I happen to be my mother’s firstborn. But no matter your birth order, the deliverance we have gathered to celebrate today declares us all “the church of the firstborn” (Hebrews 12:23)! And who’s complaining? After all, the sacrificial love and death of our Savior truly is a one-way ticket to the Promised Land for all “the chosen” who believe. Chosen as you are, then, do you believe?
On March 4, 1933, the newly elected president of the United States delivered his inaugural address to the nation. Four sentences into that address, Franklin Roosevelt uttered the words that have lived long beyond his four-term presidency: “So, first of all, let me assert my firm belief that the only thing we have to fear is fear itself—nameless, unreasoning, unjustified terror which paralyzes needed efforts to convert retreat into advance.” So spoke the nation’s leader in that dark hour of economic despair. Because that’s what leaders are raised up to do, is it not? To call the people, the populace, the public to renewed confidence and hope for the journey yet ahead, to remind them of their “rendezvous with destiny.” That’s precisely what an aged leader named Moses did in an ancient book that becomes the grist for our worship journey this new season. Deuteronomy is in fact the farewell address (no doubt the longest farewell address in history!) of that beloved leader to the children of Israel who had literally grown up under the tutelage of his forty year administration. As we handle the document and text of his last will and testament to this community that had exhausted four decades of wandering in the bleached, barren wilderness south of Canaan, we will ponder the notion that in their wanderings lies the tale of our own journey toward the Promised Land. For the apostle firmly asserts: “Now all these things happened to them [in the wilderness] as examples, and they were written for our admonition, upon whom the ends of the ages have come” (I Corinthians 10:11). Have “the ends of the ages” come upon us? And are we prepared for the high calling of that “rendevous with destiny?” What are the lessons of and for “the chosen?” Journey with me this season as we track the sandy footprints of that chosen generation long, long ago. And in Moses’ appeal to remember, may we heed the call of another leader who spoke courage into the uncertainty of a journey that yet remained: “We have nothing to fear for the future, except as we shall forget the way the Lord has led us, and His teaching in our past history” (Life Sketches 196). Nothing to fear, much to remember, and a future to claim. It is the shining hour of “The Chosen.” Shall we not seize it?

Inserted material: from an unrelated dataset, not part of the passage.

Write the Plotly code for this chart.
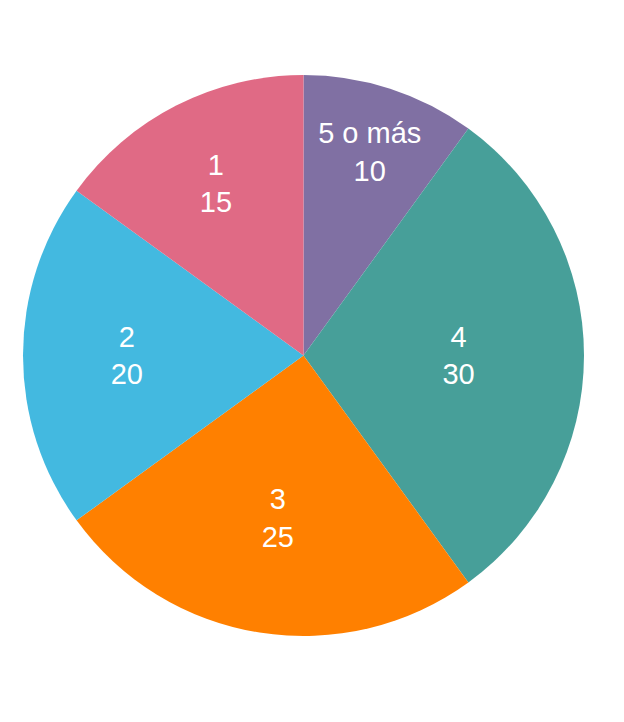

How would you like to teach school in New Orleans? The government is endeavoring to attract new teachers to what, even before Hurricane Katrina, was one of the toughest and most challenging school districts in the nation. But now in the post-traumatic stress of that crippled city, recruiters are offering to every teacher willing to move to the Crescent City a two-year signing bonus of $17,000. Any takers? Fact of the matter is that whether you teach in New Orleans or Benton Harbor or Berrien Springs you’ve signed on to a very demanding profession. U.S. Department of Labor statistics report that there are now 3.8 million preschool through high school teachers (public and private) in the United States, with annual earnings ranging (in the latest statistics available) from $26,730 to $71,370. Any takers now? But sit down with a school teacher, private or public, and inquire the motivation that keeps the teacher returning to that noisy classroom day after day, and I predict you’ll not hear a word about “the compensation package.” And probably not too much about the working environment or physical plant either (which isn’t to suggest that such factors aren’t important or vital to these professionals). But to a man and woman among the teachers I’m privileged to know (and work with) the gut motivation and heart response keep coming down to a personal passion for kids, a love of learning and teaching and the desire to change this world one life at a time. And the rewards? Years ago the screen play “Mr. Holland’s Opus” powerfully portrayed the payoff of a high school music teacher, whose dream to compose a world-class opus was perennially preempted by his devotion to the kids who tromped through his band room year after year. Their surprise rendition of his unfinished opus at his retirement program captured the compelling truth about teachers—their greatest life compositions are played out in the lives of their students long after school days are over. I carry these two quotations in my Bible: “Remember now your Creator in the days of your youth” (Eccl 12:1); and, “What line can we dwell upon that will make the deepest impression upon the human mind? There are our schools” (FE 529). In that juxtaposition is the reason why I thank God for the hundreds of dedicated Christian teaching professionals in this parish. Let the school bells clang—our kids are in the right hands!